Vera Myller-Lebedev (Note: Вера Евгеньевна Миллер-Лебедева.) (1 December 1880 – 12 December 1970) was a Russian-born mathematician who earned her doctorate in Germany with David Hilbert and became the first female university professor in Romania.

==Education==
Vera Lebedev was born in Saint Petersburg and educated in Novgorod. From 1897 through 1902 she participated in the Bestuzhev Courses in Saint Petersburg. She then traveled to the University of Göttingen, where she completed a doctorate in 1906 under the supervision of David Hilbert. Her dissertation was Die Theorie der Integralgleichungen in Anwendungen auf einige Reihenentwickelungen, and concerned integral equations.

==Marriage and career==
In Göttingen, she met Romanian mathematician Alexander Myller.
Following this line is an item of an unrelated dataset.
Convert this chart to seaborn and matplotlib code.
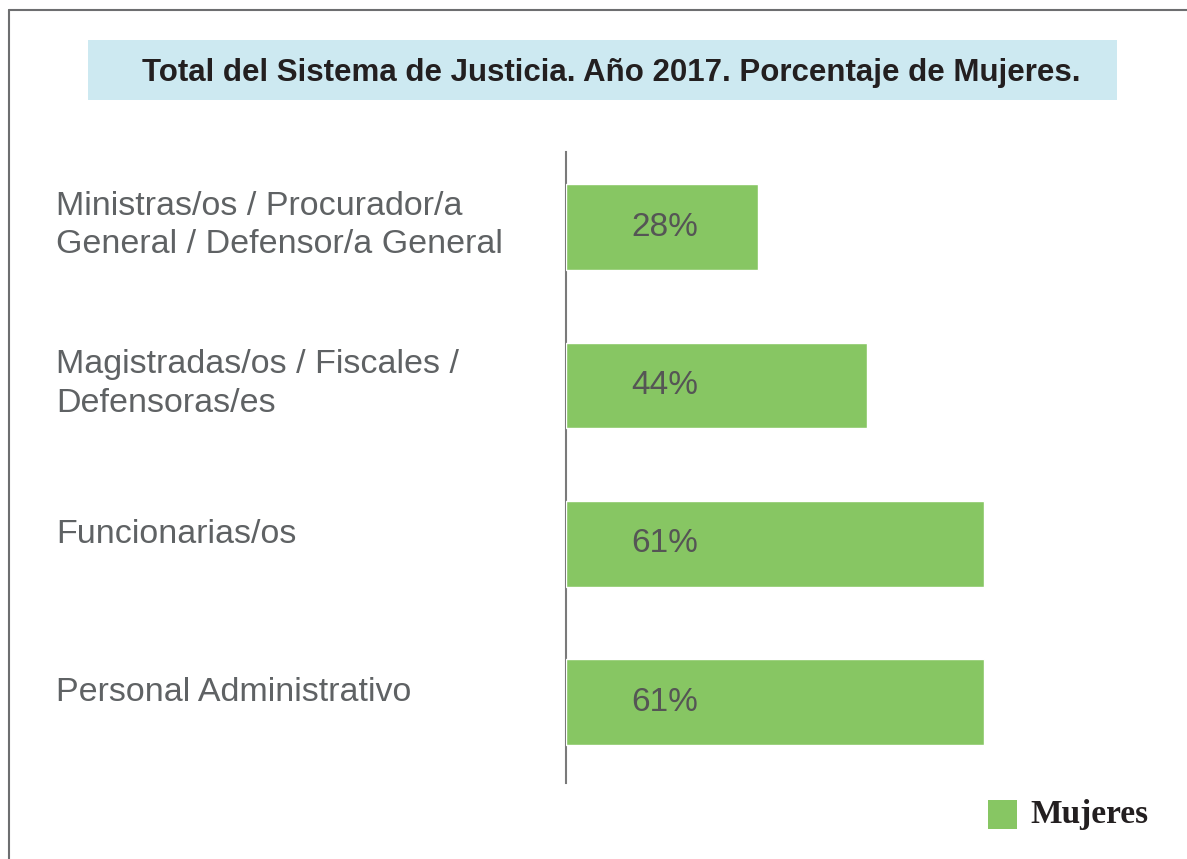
import numpy as np
import pandas as pd
import matplotlib.pyplot as plt
from matplotlib.patches import Rectangle
from matplotlib.lines import Line2D
from matplotlib.transforms import blended_transform_factory
import seaborn as sns

categorias = [
    "Ministras/os / Procurador/a\nGeneral / Defensor/a General",
    "Magistradas/os / Fiscales /\nDefensoras/es",
    "Funcionarias/os",
    "Personal Administrativo",
]
porcentajes = [28, 44, 61, 61]
etiquetas = ["28%", "44%", "61%", "61%"]
titulo = "Total del Sistema de Justicia. Año 2017. Porcentaje de Mujeres."
leyenda = "Mujeres"

verde = "#87c663"
celeste = "#cde9f1"
gris_txt = "#5f6264"

W, H = 1187, 859
sns.set_style("white")
plt.rcParams['font.family'] = ['Liberation Sans', 'DejaVu Sans']

fig = plt.figure(figsize=(W / 100, H / 100), dpi=100)

def fx(px):
    return px / W

def fy(py):
    return 1 - py / H

# marco (solo arriba e izquierda)
fig.add_artist(Line2D([fx(9), 1], [fy(10), fy(10)], color="#6d6e70", lw=1.5))
fig.add_artist(Line2D([fx(9), fx(9)], [fy(10), 0], color="#6d6e70", lw=1.5))

# caja del titulo
fig.add_artist(Rectangle((fx(88), fy(100)), fx(1117) - fx(88), fy(40) - fy(100),
                         facecolor=celeste, edgecolor="none"))
fig.text(fx(611), fy(73), titulo, ha="center", va="center",
         fontsize=22.5, fontweight="bold", color="#231f20")

# ejes
ax = fig.add_axes([fx(566), fy(783), fx(1100) - fx(566), fy(152) - fy(783)])
df = pd.DataFrame({"cat": categorias, "val": porcentajes})
sns.barplot(data=df, x="val", y="cat", orient="h", color=verde, width=0.54,
            saturation=1, ax=ax)
ax.set_xlim(0, 78)
ax.set_ylim(3.51, -0.474)
ax.set_xlabel("")
ax.set_ylabel("")
ax.set_xticks([])
ax.set_yticks([])
for s in ["top", "right", "bottom"]:
    ax.spines[s].set_visible(False)
ax.spines["left"].set_color("#7a7a7a")
ax.spines["left"].set_linewidth(1.5)
ax.spines["left"].set_zorder(0)

trans = blended_transform_factory(fig.transFigure, ax.transData)
for i, (cat, et) in enumerate(zip(categorias, etiquetas)):
    n = cat.count("\n")
    ax.text(fx(56), i - 0.06 + 0.05 * n, cat, transform=trans, ha="left", va="center",
            fontsize=24.5, color=gris_txt, linespacing=1.32)
    ax.text(9.5, i, et, ha="left", va="center", fontsize=24, color="#555555")

# leyenda
fig.add_artist(Rectangle((fx(988), fy(829)), fx(1017) - fx(988), fy(800) - fy(829),
                         facecolor=verde, edgecolor="none"))
fig.text(fx(1030), fy(815), leyenda, ha="left", va="center", fontsize=24,
         fontweight="bold", color="#231f20", family=["Liberation Serif", "DejaVu Serif"])

fig.savefig("out.png", dpi=100)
She married him in 1907, moved with him to Romania, enrolled in the University of Iași, and in 1910 joined the mathematics faculty there. In 1918 she was promoted to full professor, becoming Romania's first female professor.

She died in Iași in 1970, and is buried at the city's Eternitatea Cemetery.

==Contributions==
She wrote Romanian-language textbooks on algebra (1942) and algebraic applications of group theory (1945), and won the Romanian State Prize in 1953 for her algebra text.